Negli ultimi mesi, alcuni media occidentali – anche italiani – sembrano soffiare sul fuoco del conflitto tra Russia e NATO, esasperando ogni episodio, ogni dichiarazione, ogni esercitazione militare. La narrazione dominante non si limita a descrivere i fatti effettivamente accertati: li amplifica, li distorce, li trasforma in presagi di guerra.
E questo non sempre è un errore casuale. Spesso è una strategia: qualcuno vuole che l’Europa si convinca che lo scontro è inevitabile, e che si prepari ad affrontarlo, anche a costo di sacrificare la propria autonomia, la propria economia, e la propria stabilità.
Titoli allarmistici come “La NATO si prepara alla guerra” o “Mosca: il conflitto è già iniziato” non informano, ma condizionano e istigano. La segnalazione di droni russi nello spazio aereo polacco viene trattata come atto ostile, anche quando si tratta di episodi tecnicamente marginali.
Le ipotesi strategiche sull’uso di armi occidentali da parte di Kiev vengono presentate come svolte belliche.
Le esercitazioni NATO, che si svolgono da decenni, diventano “prove generali di guerra”. Questa esasperazione non è neutra: è funzionale a interessi che non coincidono con quelli europei.
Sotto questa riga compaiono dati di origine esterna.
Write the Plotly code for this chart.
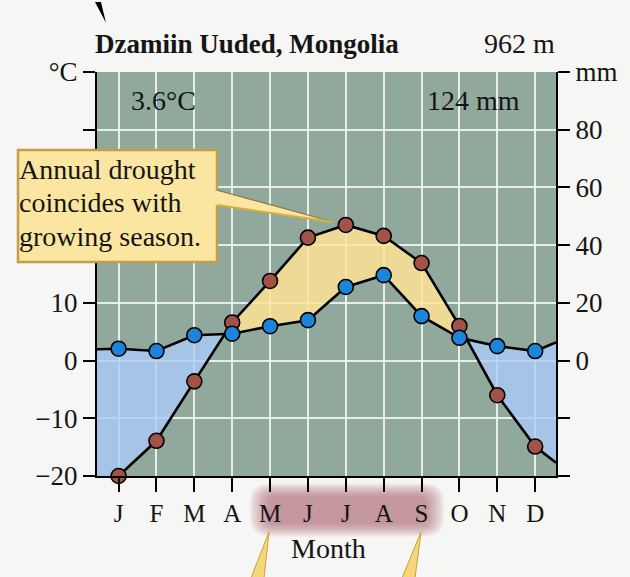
import numpy as np
import plotly.graph_objects as go

# ---------------- data ----------------
months = ['J', 'F', 'M', 'A', 'M', 'J', 'J', 'A', 'S', 'O', 'N', 'D']
temp_c = [-20.0, -13.9, -3.6, 6.6, 13.8, 21.3, 23.5, 21.6, 16.9, 6.0, -6.0, -14.9]
precip_mm = [4.1, 3.3, 8.8, 9.3, 11.9, 14.0, 25.5, 29.6, 15.4, 7.9, 5.0, 3.3]
# where the curves meet the left / right plot edges
temp_edge_c = [-20.0, -17.7]
precip_edge_mm = [3.9, 6.3]

temp_ticks = [-20, -10, 0, 10, 20, 30, 40, 50]
temp_ticktext = ['\u221220', '\u221210', '0', '10', '', '', '', '\u00b0C']
precip_ticks = [-40, -20, 0, 20, 40, 60, 80, 100]
precip_ticktext = ['', '', '0', '20', '40', '60', '80', 'mm']

station = 'Dzamiin Uuded, Mongolia'
elevation = '962 m'
mean_temp = '3.6\u00b0C'
annual_precip = '124 mm'
callout_lines = ['Annual drought', 'coincides with', 'growing season.']
axis_title = 'Month'

# ---------------- layout constants ----------------
W, H = 630, 577
ML, MR, MT, MB = 97, 74, 72, 101
X_RANGE = [-0.57, 11.55]
FONT = 'Liberation Serif, Times New Roman, serif'

PLOT_BG = 'rgb(144,169,156)'
BLUE_FILL = 'rgba(171,202,249,0.80)'
YELLOW_FILL = 'rgba(255,227,150,0.85)'
RED_MK = 'rgb(163,82,72)'
BLUE_MK = 'rgb(28,132,218)'
BOX_FILL = 'rgb(250,230,160)'
BOX_LINE = 'rgb(196,158,76)'


def px(x):
    return (x - ML) / (W - ML - MR)


def py(y):
    return (H - MB - y) / (H - MT - MB)


idx = list(range(len(months)))

# ---------------- fill polygons (precip on the 2:1 temperature scale) ----------------
xk = [X_RANGE[0]] + idx + [X_RANGE[1]]
tk = [temp_edge_c[0]] + temp_c + [temp_edge_c[1]]
pk = [precip_edge_mm[0] / 2] + [p / 2 for p in precip_mm] + [precip_edge_mm[1] / 2]
xs = np.linspace(X_RANGE[0], X_RANGE[1], 2400)
ti = np.interp(xs, xk, tk)
pi = np.interp(xs, xk, pk)

fig = go.Figure()
nofill = dict(mode='lines', line=dict(width=0), hoverinfo='skip', showlegend=False)
fig.add_trace(go.Scatter(x=xs, y=pi, **nofill))
fig.add_trace(go.Scatter(x=xs, y=np.maximum(ti, pi), fill='tonexty', fillcolor=YELLOW_FILL, **nofill))
fig.add_trace(go.Scatter(x=xs, y=np.minimum(ti, pi), **nofill))
fig.add_trace(go.Scatter(x=xs, y=pi, fill='tonexty', fillcolor=BLUE_FILL, **nofill))

# temperature line + markers (left axis)
fig.add_trace(go.Scatter(x=idx + [X_RANGE[1]], y=temp_c + [temp_edge_c[1]], mode='lines',
                         line=dict(color='black', width=2.6), showlegend=False, hoverinfo='skip'))
fig.add_trace(go.Scatter(x=idx, y=temp_c, mode='markers', cliponaxis=False,
                         marker=dict(size=15, color=RED_MK, line=dict(color='black', width=1.6)),
                         showlegend=False))

# precipitation line + markers (right axis)
fig.add_trace(go.Scatter(x=[X_RANGE[0]] + idx + [X_RANGE[1]],
                         y=[precip_edge_mm[0]] + precip_mm + [precip_edge_mm[1]],
                         mode='lines', yaxis='y2',
                         line=dict(color='black', width=2.6), showlegend=False, hoverinfo='skip'))
fig.add_trace(go.Scatter(x=idx, y=precip_mm, mode='markers', yaxis='y2', cliponaxis=False,
                         marker=dict(size=15, color=BLUE_MK, line=dict(color='black', width=1.6)),
                         showlegend=False))

# ---------------- shapes ----------------
shapes = []


def rrect(x0, y0, x1, y1, r):
    rx = r / (W - ML - MR)
    ry = r / (H - MT - MB)
    a, b, c, d = px(x0), px(x1), py(y0), py(y1)  # c top, d bottom (paper)
    return (f'M {a+rx},{c} L {b-rx},{c} Q {b},{c} {b},{c-ry} L {b},{d+ry} Q {b},{d} {b-rx},{d} '
            f'L {a+rx},{d} Q {a},{d} {a},{d+ry} L {a},{c-ry} Q {a},{c} {a+rx},{c} Z')


# soft reddish glow behind M..S
n_layers = 9
for k in range(n_layers):
    g = 12 - 2.2 * k
    r = max(20 - 1.5 * k, 8)
    shapes.append(dict(type='path', xref='paper', yref='paper', layer='below',
                       path=rrect(262 - g, 492 - g * 0.7, 432 + g, 528 + g * 0.7, r),
                       fillcolor='rgba(168,76,92,0.085)', line=dict(width=0)))

# callout box
shapes.append(dict(type='rect', xref='paper', yref='paper', layer='above',
                   x0=px(18), x1=px(217), y0=py(262), y1=py(150),
                   fillcolor=BOX_FILL, line=dict(color=BOX_LINE, width=2.5)))
# callout pointer
shapes.append(dict(type='path', xref='paper', yref='paper', layer='above',
                   path=f'M {px(214)},{py(190)} L {px(333)},{py(222)} L {px(214)},{py(205)} Z',
                   fillcolor=BOX_FILL, line=dict(width=0)))
shapes.append(dict(type='line', xref='paper', yref='paper', layer='above',
                   x0=px(217), y0=py(190), x1=px(333), y1=py(222),
                   line=dict(color='rgb(150,120,70)', width=1.2)))
shapes.append(dict(type='line', xref='paper', yref='paper', layer='above',
                   x0=px(217), y0=py(205), x1=px(333), y1=py(222),
                   line=dict(color='rgb(215,175,60)', width=2)))

# yellow pointers below the month labels
for tipx, bx0, bx1 in [(269, 251, 264), (421, 402, 415)]:
    shapes.append(dict(type='path', xref='paper', yref='paper', layer='above',
                       path=f'M {px(tipx)},{py(532)} L {px(bx1)},{py(578)} L {px(bx0)},{py(578)} Z',
                       fillcolor='rgb(245,215,120)', line=dict(color='rgb(200,160,60)', width=1)))

# small black pointer at top
shapes.append(dict(type='path', xref='paper', yref='paper', layer='above',
                   path=f'M {px(95)},{py(2)} L {px(101)},{py(2)} L {px(106)},{py(23)} Z',
                   fillcolor='black', line=dict(width=0)))

# ---------------- annotations ----------------
ann = []


def text(x, y, s, size=26, anchor='left', bold=False):
    ann.append(dict(x=px(x), y=py(y), xref='paper', yref='paper', text=f'<b>{s}</b>' if bold else s,
                    showarrow=False, xanchor=anchor, yanchor='middle',
                    font=dict(family=FONT, size=size, color='#151515')))


text(93, 44, station, 27, 'left', True)
text(557, 44, elevation, 28, 'right')
text(129, 101, mean_temp, 28, 'left')
text(522, 101, annual_precip, 28, 'right')
for i, s in enumerate(callout_lines):
    text(17, 169 + 33.5 * i, s, 28, 'left')
text(328, 548, axis_title, 28, 'center')

# ---------------- layout ----------------
tick_common = dict(ticks='outside', tickwidth=2, tickcolor='black', showline=True,
                   linecolor='black', linewidth=2.2, zeroline=False)

fig.update_layout(
    width=W, height=H, autosize=False,
    margin=dict(l=ML, r=MR, t=MT, b=MB, pad=0),
    paper_bgcolor='rgb(246,246,244)', plot_bgcolor=PLOT_BG,
    showlegend=False,
    font=dict(family=FONT, color='#151515'),
    xaxis=dict(range=X_RANGE, tickvals=idx, ticktext=months, ticklen=14,
               showgrid=True, gridcolor='rgba(255,255,255,0.8)', gridwidth=1.6,
               tickfont=dict(family=FONT, size=25), ticklabelstandoff=0, **tick_common),
    yaxis=dict(range=[-20, 50], tickvals=temp_ticks, ticktext=temp_ticktext, ticklen=12,
               showgrid=True, gridcolor='rgba(255,255,255,0.8)', gridwidth=1.6,
               tickfont=dict(family=FONT, size=27), **tick_common),
    yaxis2=dict(range=[-40, 100], tickvals=precip_ticks, ticktext=precip_ticktext, ticklen=12,
                overlaying='y', side='right', showgrid=False,
                tickfont=dict(family=FONT, size=27), **tick_common),
    shapes=shapes, annotations=ann,
)

fig.write_html('out.html', config={'displayModeBar': False},
               post_script="document.body.style.margin='0';document.body.style.background='rgb(246,246,244)';")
La ripetizione ossessiva di scenari apocalittici genera assuefazione emotiva. Più si parla di guerra, più essa appare inevitabile. Il pubblico, bombardato da immagini e analisi catastrofiche, smette di interrogarsi e inizia a accettare la nefasta idea.
La guerra non è più un evento da evitare, ma una possibilità da contemplare. E in questo clima, la polarizzazione ideologica si intensifica: chi sostiene l’Ucraina dipinge la Russia come minaccia assoluta, chi è critico verso l’Occidente enfatizza le provocazioni NATO. Il risultato è una narrazione binaria, priva di sfumature, che serve solo a dividere.
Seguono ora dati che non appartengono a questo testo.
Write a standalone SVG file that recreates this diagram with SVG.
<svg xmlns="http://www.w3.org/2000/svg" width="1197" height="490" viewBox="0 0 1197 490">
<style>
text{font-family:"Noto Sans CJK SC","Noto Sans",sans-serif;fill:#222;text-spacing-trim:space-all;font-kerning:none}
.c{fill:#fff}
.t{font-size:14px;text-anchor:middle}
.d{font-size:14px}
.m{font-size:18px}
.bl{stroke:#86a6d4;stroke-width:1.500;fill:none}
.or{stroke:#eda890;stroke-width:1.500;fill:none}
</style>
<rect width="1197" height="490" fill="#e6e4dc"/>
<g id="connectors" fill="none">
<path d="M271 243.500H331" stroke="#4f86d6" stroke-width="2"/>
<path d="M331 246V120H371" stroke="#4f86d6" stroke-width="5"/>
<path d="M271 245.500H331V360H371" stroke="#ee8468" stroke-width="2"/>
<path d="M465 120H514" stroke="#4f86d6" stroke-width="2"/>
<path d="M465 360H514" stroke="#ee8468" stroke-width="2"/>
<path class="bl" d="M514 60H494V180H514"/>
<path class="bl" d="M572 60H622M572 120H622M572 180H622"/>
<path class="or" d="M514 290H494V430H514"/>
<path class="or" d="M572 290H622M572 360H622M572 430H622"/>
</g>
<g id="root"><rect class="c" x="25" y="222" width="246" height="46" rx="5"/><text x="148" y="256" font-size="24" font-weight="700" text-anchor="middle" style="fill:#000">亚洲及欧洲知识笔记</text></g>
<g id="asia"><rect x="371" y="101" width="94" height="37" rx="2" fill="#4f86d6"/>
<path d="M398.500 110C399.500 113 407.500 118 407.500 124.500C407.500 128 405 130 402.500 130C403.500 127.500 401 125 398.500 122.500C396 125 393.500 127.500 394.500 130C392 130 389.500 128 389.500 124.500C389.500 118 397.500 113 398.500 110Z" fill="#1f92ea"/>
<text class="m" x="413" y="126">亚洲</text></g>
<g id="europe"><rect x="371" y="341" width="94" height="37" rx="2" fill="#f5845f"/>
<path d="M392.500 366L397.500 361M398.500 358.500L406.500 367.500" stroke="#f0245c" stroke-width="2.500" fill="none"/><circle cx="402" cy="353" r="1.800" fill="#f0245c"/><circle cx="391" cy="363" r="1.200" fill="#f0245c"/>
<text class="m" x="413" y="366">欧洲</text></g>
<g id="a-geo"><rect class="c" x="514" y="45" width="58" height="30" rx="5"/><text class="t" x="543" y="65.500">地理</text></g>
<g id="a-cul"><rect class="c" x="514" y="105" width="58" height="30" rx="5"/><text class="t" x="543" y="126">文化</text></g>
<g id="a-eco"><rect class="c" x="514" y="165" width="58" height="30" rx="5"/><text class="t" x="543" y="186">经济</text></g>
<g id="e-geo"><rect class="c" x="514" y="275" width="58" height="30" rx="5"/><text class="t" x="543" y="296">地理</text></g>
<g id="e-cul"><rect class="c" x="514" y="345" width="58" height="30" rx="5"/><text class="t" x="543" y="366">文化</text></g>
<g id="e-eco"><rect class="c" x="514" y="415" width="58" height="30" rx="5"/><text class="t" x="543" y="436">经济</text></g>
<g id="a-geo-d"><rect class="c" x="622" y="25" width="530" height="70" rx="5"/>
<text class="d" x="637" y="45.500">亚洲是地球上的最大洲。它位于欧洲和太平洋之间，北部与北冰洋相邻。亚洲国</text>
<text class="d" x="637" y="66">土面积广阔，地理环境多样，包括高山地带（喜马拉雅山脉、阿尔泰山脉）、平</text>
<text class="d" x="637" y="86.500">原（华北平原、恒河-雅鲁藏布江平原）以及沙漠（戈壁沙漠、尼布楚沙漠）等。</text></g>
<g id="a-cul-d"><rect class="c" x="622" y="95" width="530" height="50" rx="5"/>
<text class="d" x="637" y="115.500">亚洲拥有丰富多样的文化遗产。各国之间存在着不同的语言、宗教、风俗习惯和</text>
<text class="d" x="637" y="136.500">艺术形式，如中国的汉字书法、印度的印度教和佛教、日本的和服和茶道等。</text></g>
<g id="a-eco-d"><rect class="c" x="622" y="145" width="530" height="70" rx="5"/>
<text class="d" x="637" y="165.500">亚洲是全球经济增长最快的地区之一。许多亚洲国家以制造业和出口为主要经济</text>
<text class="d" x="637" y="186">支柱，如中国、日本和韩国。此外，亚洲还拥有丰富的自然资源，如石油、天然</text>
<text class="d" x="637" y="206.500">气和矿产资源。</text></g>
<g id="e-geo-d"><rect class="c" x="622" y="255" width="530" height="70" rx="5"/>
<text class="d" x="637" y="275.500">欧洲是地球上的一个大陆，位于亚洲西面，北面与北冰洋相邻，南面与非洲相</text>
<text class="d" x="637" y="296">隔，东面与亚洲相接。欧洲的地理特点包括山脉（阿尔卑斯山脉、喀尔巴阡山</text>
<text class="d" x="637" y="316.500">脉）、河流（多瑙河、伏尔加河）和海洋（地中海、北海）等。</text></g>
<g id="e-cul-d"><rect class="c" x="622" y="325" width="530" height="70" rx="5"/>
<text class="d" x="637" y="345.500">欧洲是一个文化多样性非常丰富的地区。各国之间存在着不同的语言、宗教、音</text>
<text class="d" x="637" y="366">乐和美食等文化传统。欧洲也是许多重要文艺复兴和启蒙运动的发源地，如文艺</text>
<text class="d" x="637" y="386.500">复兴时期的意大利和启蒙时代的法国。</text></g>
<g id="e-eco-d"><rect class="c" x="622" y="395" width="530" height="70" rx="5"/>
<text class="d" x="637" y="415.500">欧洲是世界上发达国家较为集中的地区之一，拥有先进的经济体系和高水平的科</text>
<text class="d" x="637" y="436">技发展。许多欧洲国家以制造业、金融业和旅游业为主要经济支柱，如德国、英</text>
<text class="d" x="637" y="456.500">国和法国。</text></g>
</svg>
Ma a chi giova tutto questo? La risposta non è difficile: giova a chi trae vantaggio da un’Europa impaurita, divisa, dipendente. L’industria bellica prospera, giustificando il riarmo e spingendo i governi europei a investire miliardi in armamenti, spesso acquistati da aziende statunitensi. La geopolitica energetica si riorienta, con gli Stati Uniti che aumentano le esportazioni di gas liquefatto verso l’Europa, rafforzando la dipendenza. I governi consolidano il potere, giustificando misure straordinarie e limitazioni delle libertà. E mentre le tensioni sociali ed economiche crescono, la minaccia esterna diventa un utile diversivo per distogliere l’attenzione dai problemi interni. Nel frattempo, il confronto si esaspera, e aumenta il rischio che anche un incidente involontario ci trascini verso l’abisso.
Bisogna rendersi conto che l’Europa, che rischia di essere il teatro potenziale del conflitto, non ne controlla affatto la regia. La linea strategica viene dettata da Washington, e i Paesi europei si adeguano, spesso contro i propri interessi.
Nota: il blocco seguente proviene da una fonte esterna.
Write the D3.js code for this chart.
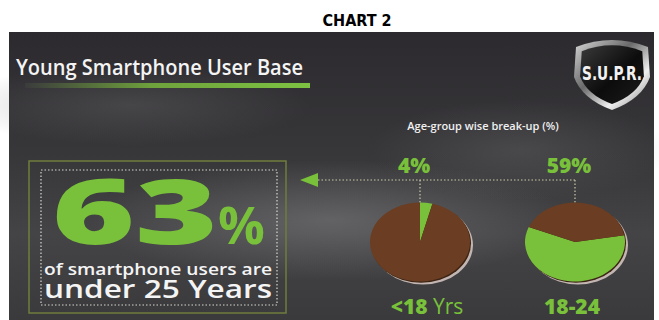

Il riarmo imposto rischia di strangolare l’industria della difesa europea e di creare una dipendenza crescente. Più aumenta la tensione, più cresce la necessità di armamenti, più si indebolisce l’economia e la propria industria”. In questo contesto, i media diventano strumenti di pressione, non di analisi.
In realtà la percezione di una guerra imminente tra Russia e NATO è costruita. Non nasce dai fatti, ma da una narrazione che ignora le vie diplomatiche, riduce la complessità a slogan bellici, e spinge l’Europa verso un conflitto che non le appartiene. Qualcuno non ama l’Europa, e vuole trascinarla in una guerra che la indebolirebbe irreversibilmente.
Per questo, l’appello va ai media italiani: non fatevi coinvolgere, non fatevi strumentalizzare. Abbassate i toni, recuperate il senso critico, rifiutate la logica della paura.
L’informazione deve servire la Democrazia, non la propaganda. E oggi più che mai, l’Europa ha bisogno di lucidità, non di isteria.